__Input for this task__
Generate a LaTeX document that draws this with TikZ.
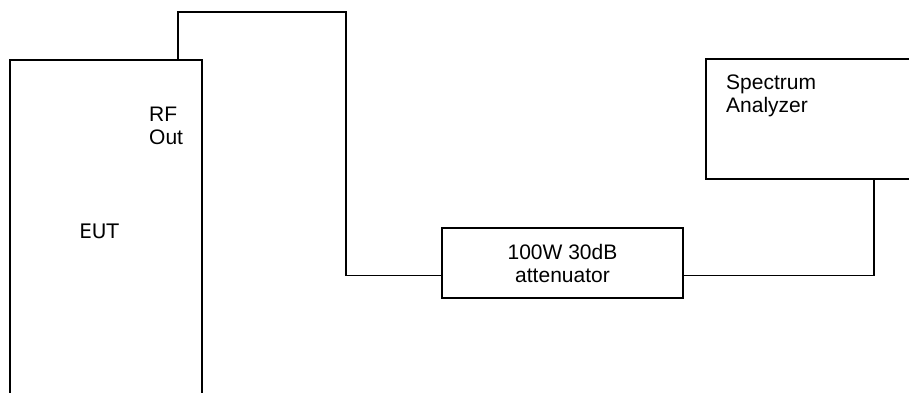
\documentclass[tikz,border=0pt]{standalone}
\usepackage{fontspec}
\setmainfont{Liberation Sans}
\newfontfamily\eutfont{DejaVu Sans}
\begin{document}
\begin{tikzpicture}[x=1pt,y=1pt,
	box/.style={ rectangle, draw, line width=1.6pt, inner sep=0pt },
	tag/.style={ inner sep=0pt, align=left, font=\fontsize{21}{23}\selectfont },
	cable/.style={ line width=1.6pt, line join=miter }
]
	\useasboundingbox (0,0) rectangle (909,392);
	\clip (0,0) rectangle (909,392);
	\node at (106,161) (eut) [box,minimum width=192pt,minimum height=342pt] {};
	\node at (562.5,129) (att) [box,minimum width=241pt,minimum height=70pt,align=center,font=\fontsize{21}{23}\selectfont] {100W 30dB\\attenuator};
	\node at (823,273) (sa) [box,minimum width=234pt,minimum height=120pt] {};
	\node at (99,161) (euttag) [tag,font=\eutfont\fontsize{20}{23}\selectfont] {EUT};
	\node at (149,285) (rftag) [tag,anchor=north west] {RF\\Out};
	\node at (726,317) (satag) [tag,anchor=north west] {Spectrum\\Analyzer};
	\coordinate (rfport) at ([xshift=72pt]eut.north);
	\coordinate (attin) at ([yshift=-12.5pt]att.west);
	\coordinate (attout) at ([yshift=-12.5pt]att.east);
	\coordinate (sain) at ([xshift=51pt]sa.south);
	\draw[cable] (rfport) |- (346,380) |- (attin);
	\draw[cable] (attout) -| (sain);
\end{tikzpicture}
\end{document}
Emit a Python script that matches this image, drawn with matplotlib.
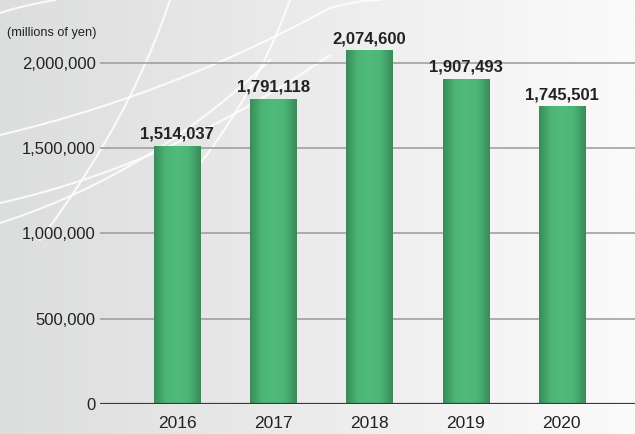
import numpy as np
import matplotlib.pyplot as plt
from matplotlib.colors import LinearSegmentedColormap

years = ["2016", "2017", "2018", "2019", "2020"]
sales = [1514037, 1791118, 2074600, 1907493, 1745501]
yticks = [0, 500000, 1000000, 1500000, 2000000]

plt.rcParams['font.family'] = ['Liberation Sans', 'DejaVu Sans']

W, H = 635, 434
fig = plt.figure(figsize=(W / 100, H / 100), dpi=100)

# background gradient + decorative white curves (pixel coords, y from top)
bg = fig.add_axes([0, 0, 1, 1], zorder=0)
grad = np.linspace(0, 1, 256).reshape(1, -1)
bg_cmap = LinearSegmentedColormap.from_list("bg", ["#dcdddd", "#ececec", "#fbfbfb"])
bg.imshow(grad, aspect="auto", cmap=bg_cmap, extent=[0, W, H, 0])


def bez(p0, p1, p2):
    t = np.linspace(0, 1, 100)[:, None]
    p = (1 - t) ** 2 * np.array(p0) + 2 * (1 - t) * t * np.array(p1) + t ** 2 * np.array(p2)
    return p[:, 0], p[:, 1]


curves = [
    bez((0, 13), (25, 5), (55, 0)),
    bez((0, 135), (170, 95), (330, 8)),
    bez((0, 203), (170, 165), (330, 55)),
    bez((0, 223), (150, 175), (270, 60)),
    bez((170, 0), (130, 120), (40, 240)),
    bez((290, 0), (250, 110), (170, 200)),
    bez((330, 8), (360, 0), (380, 0)),
]
for cx, cy in curves:
    bg.plot(cx, cy, color="white", lw=1.5, alpha=0.85)
bg.set_xlim(0, W)
bg.set_ylim(H, 0)
bg.axis("off")

ax = fig.add_axes([100 / W, 30 / H, 535 / W, 404 / H], zorder=1)
ax.patch.set_alpha(0)
x = np.arange(len(years))
bars = ax.bar(x, sales, width=0.48, color="#4cb677", zorder=3)

bar_cmap = LinearSegmentedColormap.from_list(
    "bar", ["#3a8c5b", "#4bb576", "#50bb7b", "#4bb576", "#3a8a5a"])
for b in bars:
    img = ax.imshow(np.linspace(0, 1, 64).reshape(1, -1), cmap=bar_cmap, aspect="auto",
                    extent=[b.get_x(), b.get_x() + b.get_width(), 0, b.get_height()],
                    zorder=3.5)
    img.set_clip_path(b)

for xi, v in zip(x, sales):
    ax.annotate(f"{v:,}", (xi, v), xytext=(0, 3), textcoords="offset points",
                ha="center", va="bottom", fontsize=12, fontweight="bold", color="#222222")

ax.set_xlim(-0.80, 4.76)
ax.set_ylim(0, 2369500)
ax.set_yticks(yticks)
ax.set_yticklabels([f"{v:,}" for v in yticks], fontsize=12, color="#222222")
ax.set_xticks(x)
ax.set_xticklabels(years, fontsize=12.5, color="#222222")
ax.tick_params(axis="y", length=0, pad=3)
ax.tick_params(axis="x", length=0, pad=9)
for v in yticks[1:]:
    ax.axhline(v, color="#9a9a9a", lw=1.1, zorder=2)
ax.axhline(0, color="#3a3a3a", lw=1.6, zorder=4)
for s in ax.spines.values():
    s.set_visible(False)

fig.text(7 / W, 1 - 33 / H, "(millions of yen)", fontsize=9.2, color="#222222",
         va="center", ha="left")

fig.savefig("out.png", dpi=100)
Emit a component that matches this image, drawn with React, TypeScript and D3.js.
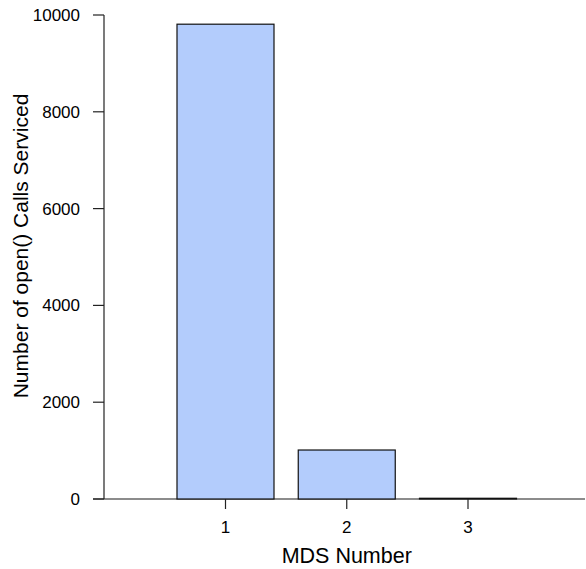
import React, { useEffect, useRef } from 'react';
import * as d3 from 'd3';

const categories = ['1', '2', '3'];
const calls = [9810, 1012, 15];
const yTicks = [0, 2000, 4000, 6000, 8000, 10000];

const App = () => {
  const svgRef = useRef<SVGSVGElement>(null);

  useEffect(() => {
    const svg = d3.select(svgRef.current);
    svg.selectAll('*').remove();

    const width = 586;
    const height = 569;
    const font = 'Liberation Sans, Arial, sans-serif';

    const x = d3.scaleBand()
      .domain(categories)
      .range([177, 516.5])
      .paddingInner(0.2)
      .paddingOuter(0);

    const y = d3.scaleLinear()
      .domain([0, 10000])
      .range([499, 15]);

    const axisX = 104;

    // baseline
    svg.append('line')
      .attr('x1', 93).attr('x2', 585)
      .attr('y1', y(0)).attr('y2', y(0))
      .attr('stroke', '#666').attr('stroke-width', 1.3);

    // bars
    svg.selectAll('.bar')
      .data(categories)
      .enter().append('rect')
      .attr('class', 'bar')
      .attr('x', d => x(d)!)
      .attr('width', x.bandwidth())
      .attr('y', (d, i) => y(calls[i]))
      .attr('height', (d, i) => y(0) - y(calls[i]))
      .attr('fill', '#b3ccfc')
      .attr('stroke', '#111')
      .attr('stroke-width', 1.2);

    // y axis
    const gy = svg.append('g');
    gy.append('line')
      .attr('x1', axisX).attr('x2', axisX)
      .attr('y1', y(10000)).attr('y2', y(0))
      .attr('stroke', '#222').attr('stroke-width', 1.2);
    gy.selectAll('.yt')
      .data(yTicks)
      .enter().append('line')
      .attr('x1', axisX - 11).attr('x2', axisX)
      .attr('y1', d => y(d)).attr('y2', d => y(d))
      .attr('stroke', '#222').attr('stroke-width', 1.2);
    gy.selectAll('.yl')
      .data(yTicks)
      .enter().append('text')
      .attr('x', 80)
      .attr('y', d => y(d))
      .attr('dy', '0.35em')
      .attr('text-anchor', 'end')
      .style('font-family', font)
      .style('font-size', '17px')
      .text(d => String(d));

    // x ticks
    const gx = svg.append('g');
    gx.selectAll('.xt')
      .data(categories)
      .enter().append('line')
      .attr('x1', d => x(d)! + x.bandwidth() / 2)
      .attr('x2', d => x(d)! + x.bandwidth() / 2)
      .attr('y1', y(0)).attr('y2', y(0) + 10)
      .attr('stroke', '#222').attr('stroke-width', 1.2);
    gx.selectAll('.xl')
      .data(categories)
      .enter().append('text')
      .attr('x', d => x(d)! + x.bandwidth() / 2)
      .attr('y', 533)
      .attr('text-anchor', 'middle')
      .style('font-family', font)
      .style('font-size', '17px')
      .text(d => d);

    svg.append('text')
      .attr('x', x('2')! + x.bandwidth() / 2)
      .attr('y', 563)
      .attr('text-anchor', 'middle')
      .style('font-family', font)
      .style('font-size', '21.5px')
      .text('MDS Number');

    svg.append('text')
      .attr('transform', `translate(27.5, 246) rotate(-90)`)
      .attr('text-anchor', 'middle')
      .style('font-family', font)
      .style('font-size', '21px')
      .text('Number of open() Calls Serviced');

    svg.attr('width', width).attr('height', height);
  }, []);

  return <svg ref={svgRef} style={{ position: 'absolute', left: 0, top: 0 }}></svg>;
};

export default App;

__Exercise directions__
Among the records above, locate the line containing "Emit a Python" and the line containing "plt.rcParams['font.family'] = ['Liberation", then transcribe exactly the lines starting at the first and ending at the second, with no pictures.

__Task response__
Emit a Python script that matches this image, drawn with matplotlib.
import numpy as np
import matplotlib.pyplot as plt
from matplotlib.colors import LinearSegmentedColormap

years = ["2016", "2017", "2018", "2019", "2020"]
sales = [1514037, 1791118, 2074600, 1907493, 1745501]
yticks = [0, 500000, 1000000, 1500000, 2000000]

plt.rcParams['font.family'] = ['Liberation Sans', 'DejaVu Sans']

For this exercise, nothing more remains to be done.